Task objective:
Return, without pictures, the lines from the start of the data through the one that contains "CENTRAL PROPERTIES CORP.".

Material:
-- start --

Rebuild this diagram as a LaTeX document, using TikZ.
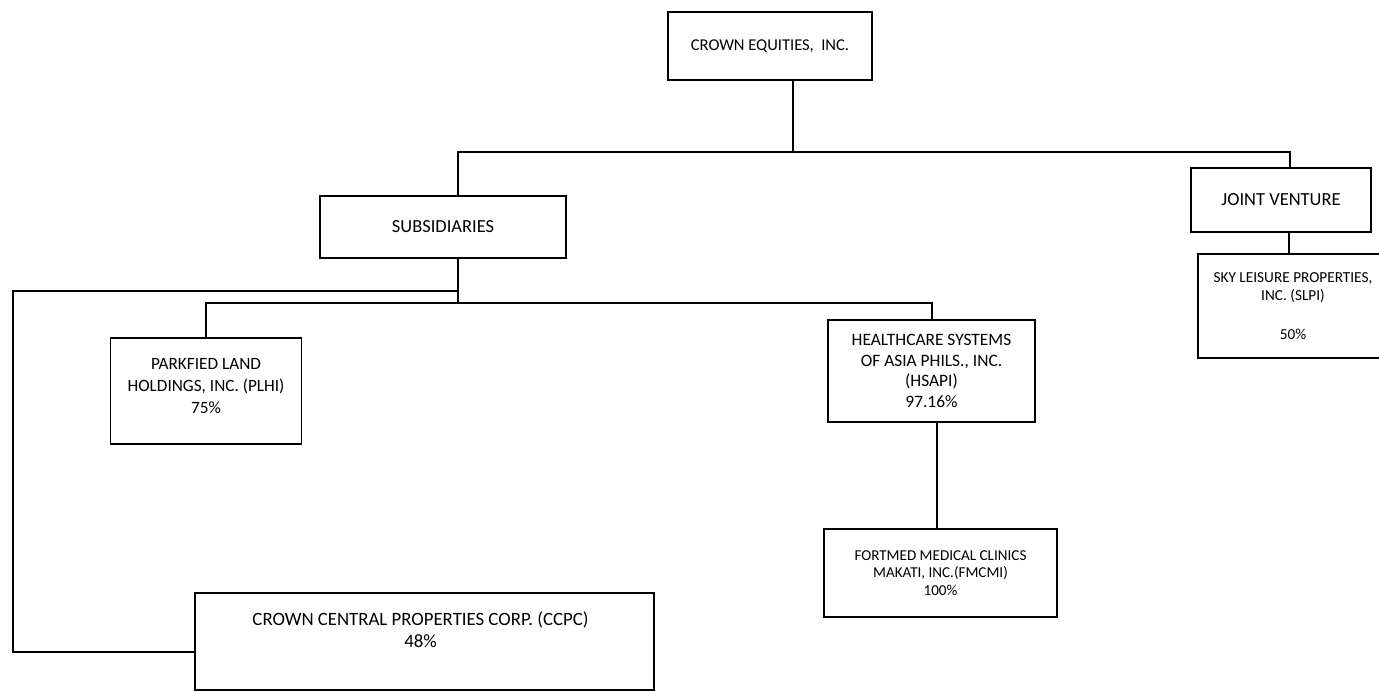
\documentclass[tikz,border=0pt]{standalone}
\usepackage{fontspec}
\setmainfont{Carlito}
\usetikzlibrary{positioning}

\begin{document}
\begin{tikzpicture}[
    x=0.02cm, y=-0.02cm,
    orgbox/.style={rectangle, draw=black, line width=0.8pt, align=center,
                   font=\fontsize{10.5}{13}\selectfont, inner sep=2pt},
    boxtext/.style={align=center, font=\fontsize{9.8}{12.5}\selectfont, inner sep=0pt},
    link/.style={draw=black, line width=1pt},
  ]
    \useasboundingbox (0,0) rectangle (1379,692);

    % top level
    \node[orgbox, minimum width=4.08cm, minimum height=1.36cm, font=\fontsize{9.4}{11}\selectfont] (ce) at (770,46) {CROWN EQUITIES,\ \ INC.};
    \node[orgbox, minimum width=4.92cm, minimum height=1.24cm] (sub) at (443,227) {SUBSIDIARIES};
    \node[orgbox, minimum width=3.6cm, minimum height=1.28cm] (jv) at (1281,200) {JOINT VENTURE};
    \node[orgbox, minimum width=3.8cm, minimum height=2.08cm, font=\fontsize{8.7}{10.2}\selectfont] (slpi) at (1293,306)
      {SKY LEISURE PROPERTIES,\\INC. (SLPI)\\[12pt]50\%};

    % subsidiaries
    \node[orgbox, minimum width=3.82cm, minimum height=2.12cm] (plhi) at (206,391) {};
    \node[boxtext] at ([yshift=0.1cm]plhi.center) {PARKFIED LAND\\HOLDINGS, INC. (PLHI)\\75\%};
    \node[orgbox, minimum width=4.14cm, minimum height=2.04cm, font=\fontsize{9.9}{11.7}\selectfont] (hsapi) at (931.5,371)
      {HEALTHCARE SYSTEMS\\OF ASIA PHILS., INC.\\(HSAPI)\\97.16\%};
    \node[orgbox, minimum width=4.66cm, minimum height=1.76cm, font=\fontsize{8.6}{10}\selectfont] (fmcmi) at (940.5,573)
      {FORTMED MEDICAL CLINICS\\MAKATI, INC.(FMCMI)\\100\%};
    \node[orgbox, minimum width=9.18cm, minimum height=1.94cm] (ccpc) at (424.5,641.5) {};
    \node[boxtext, font=\fontsize{10.7}{12.5}\selectfont] at ([xshift=-0.08cm,yshift=0.24cm]ccpc.center)
      {CROWN CENTRAL PROPERTIES CORP. (CCPC)\\48\%};

    % connectors
    \coordinate (ceBus) at (793,152);
    \coordinate (outBus) at (458,291);
    \coordinate (inBus) at (458,303);
    \coordinate (ccpcTurn) at (13,652);

    \draw[link] (ceBus |- ce.south) -- (ceBus);
    \draw[link] ([xshift=0.3cm]sub.north) |- (ceBus) -| ([xshift=0.18cm]jv.north);
    \draw[link] ([xshift=0.3cm]sub.south) -- (inBus);
    \draw[link] (outBus) -| (ccpcTurn) -- (ccpc.west |- ccpcTurn);
    \draw[link] (plhi.north) |- (inBus) -| ([xshift=0.01cm]hsapi.north);
    \draw[link] ([xshift=0.11cm]hsapi.south) -- ([xshift=0.11cm]hsapi.south |- fmcmi.north);
    \draw[link] ([xshift=0.16cm]jv.south) -- ([xshift=0.16cm]jv.south |- slpi.north);
  \end{tikzpicture}
\end{document}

-- end --

Task response:
Rebuild this diagram as a LaTeX document, using TikZ.
\documentclass[tikz,border=0pt]{standalone}
\usepackage{fontspec}
\setmainfont{Carlito}
\usetikzlibrary{positioning}

\begin{document}
\begin{tikzpicture}[
    x=0.02cm, y=-0.02cm,
    orgbox/.style={rectangle, draw=black, line width=0.8pt, align=center,
                   font=\fontsize{10.5}{13}\selectfont, inner sep=2pt},
    boxtext/.style={align=center, font=\fontsize{9.8}{12.5}\selectfont, inner sep=0pt},
    link/.style={draw=black, line width=1pt},
  ]
    \useasboundingbox (0,0) rectangle (1379,692);

    % top level
    \node[orgbox, minimum width=4.08cm, minimum height=1.36cm, font=\fontsize{9.4}{11}\selectfont] (ce) at (770,46) {CROWN EQUITIES,\ \ INC.};
    \node[orgbox, minimum width=4.92cm, minimum height=1.24cm] (sub) at (443,227) {SUBSIDIARIES};
    \node[orgbox, minimum width=3.6cm, minimum height=1.28cm] (jv) at (1281,200) {JOINT VENTURE};
    \node[orgbox, minimum width=3.8cm, minimum height=2.08cm, font=\fontsize{8.7}{10.2}\selectfont] (slpi) at (1293,306)
      {SKY LEISURE PROPERTIES,\\INC. (SLPI)\\[12pt]50\%};

    % subsidiaries
    \node[orgbox, minimum width=3.82cm, minimum height=2.12cm] (plhi) at (206,391) {};
    \node[boxtext] at ([yshift=0.1cm]plhi.center) {PARKFIED LAND\\HOLDINGS, INC. (PLHI)\\75\%};
    \node[orgbox, minimum width=4.14cm, minimum height=2.04cm, font=\fontsize{9.9}{11.7}\selectfont] (hsapi) at (931.5,371)
      {HEALTHCARE SYSTEMS\\OF ASIA PHILS., INC.\\(HSAPI)\\97.16\%};
    \node[orgbox, minimum width=4.66cm, minimum height=1.76cm, font=\fontsize{8.6}{10}\selectfont] (fmcmi) at (940.5,573)
      {FORTMED MEDICAL CLINICS\\MAKATI, INC.(FMCMI)\\100\%};
    \node[orgbox, minimum width=9.18cm, minimum height=1.94cm] (ccpc) at (424.5,641.5) {};
    \node[boxtext, font=\fontsize{10.7}{12.5}\selectfont] at ([xshift=-0.08cm,yshift=0.24cm]ccpc.center)
      {CROWN CENTRAL PROPERTIES CORP. (CCPC)\\48\%};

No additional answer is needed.